Kandola and some Argyll staff might or might not hold genuine qualifications for their jobs. Housing society staff hold none, outside of NDP-related activism or cronyism. (Green Party members also qualify for housing society jobs.) Premier David Eby’s multi-billion-dollar expansion of B.C. Housing amounts to a multi-billion-dollar expansion of a poverty pimp empire that helps keep him in power.

Occasionally housing society corruption, like that of the PHS Society (aka Portland Hotel Society) and Atira Women’s Resource Society, comes to public attention. But that never happens until years after B.C. Housing finds out. There’s no indication how much other corruption the government’s housing operation currently keeps secret.

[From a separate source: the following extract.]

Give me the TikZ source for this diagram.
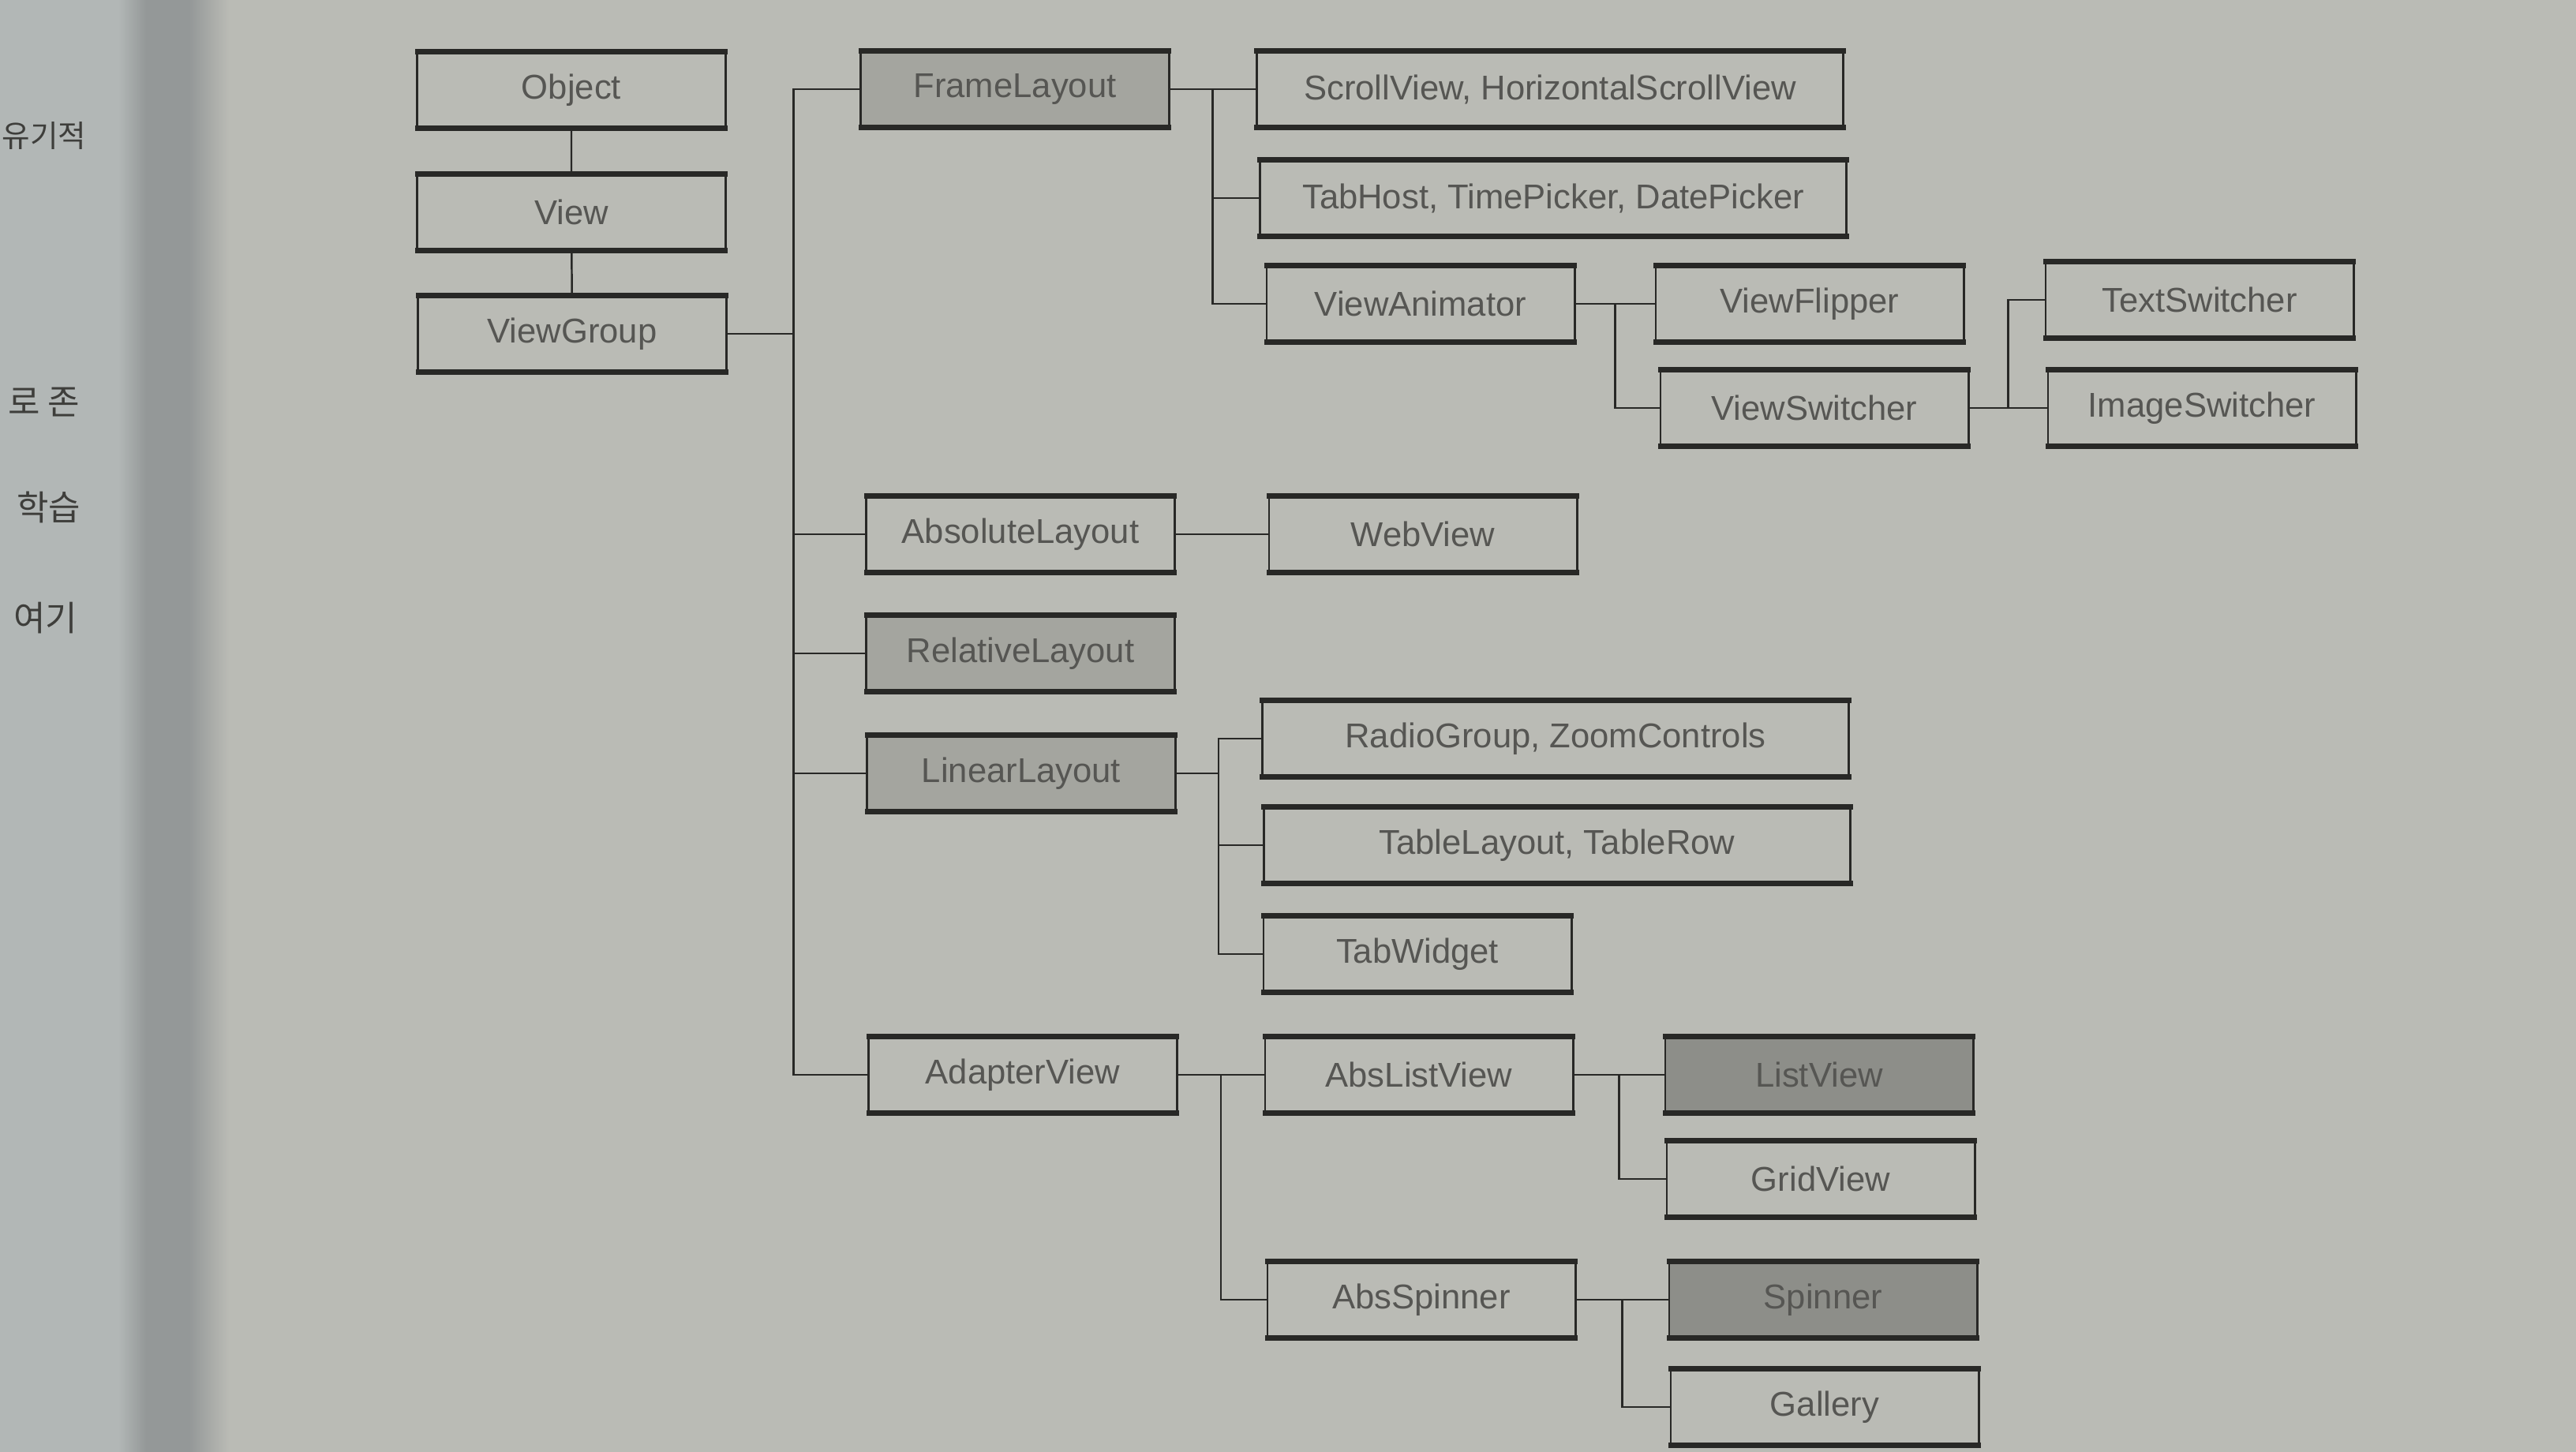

Rustad’s audit threat must surely have inflamed housing society indignation, not to mention activism. A financial audit alone would scare these phonies. A review of competence and hiring practices could destroy their entire industry.

A real review, that is. In this province audits, reviews, inquiries and inquests get careful stage-managing. That might also apply if Elections B.C. grants Randhawa’s request for an investigation.

B.C.’s tolerance of corruption—either through official complacency, negligence or collusion—must explain the widespread practice of unvetted voter registration. It also explains why housing society management and staff get away with mishandling money, pillaging money, neglecting maintenance, neglecting fire safety (sometimes with fatal consequences), allowing gang activity and other crime, and possibly taking part in gang activity and other crime. Oh yeah, they also wreck family communities.

So a newcomer to B.C. might consider it ironic that such infusoria would support an ex-cop candidate like Begg. But the pay-perks-and-pension parasite is as bad as they are, having grabbed extra money to support B.C.’s brazenly corrupt system of police accountability.

So has Rustad. So has recently retired Green MLA Adam Olsen.

Take your pick of any party. Or vote for them all. Think Elections B.C. would care?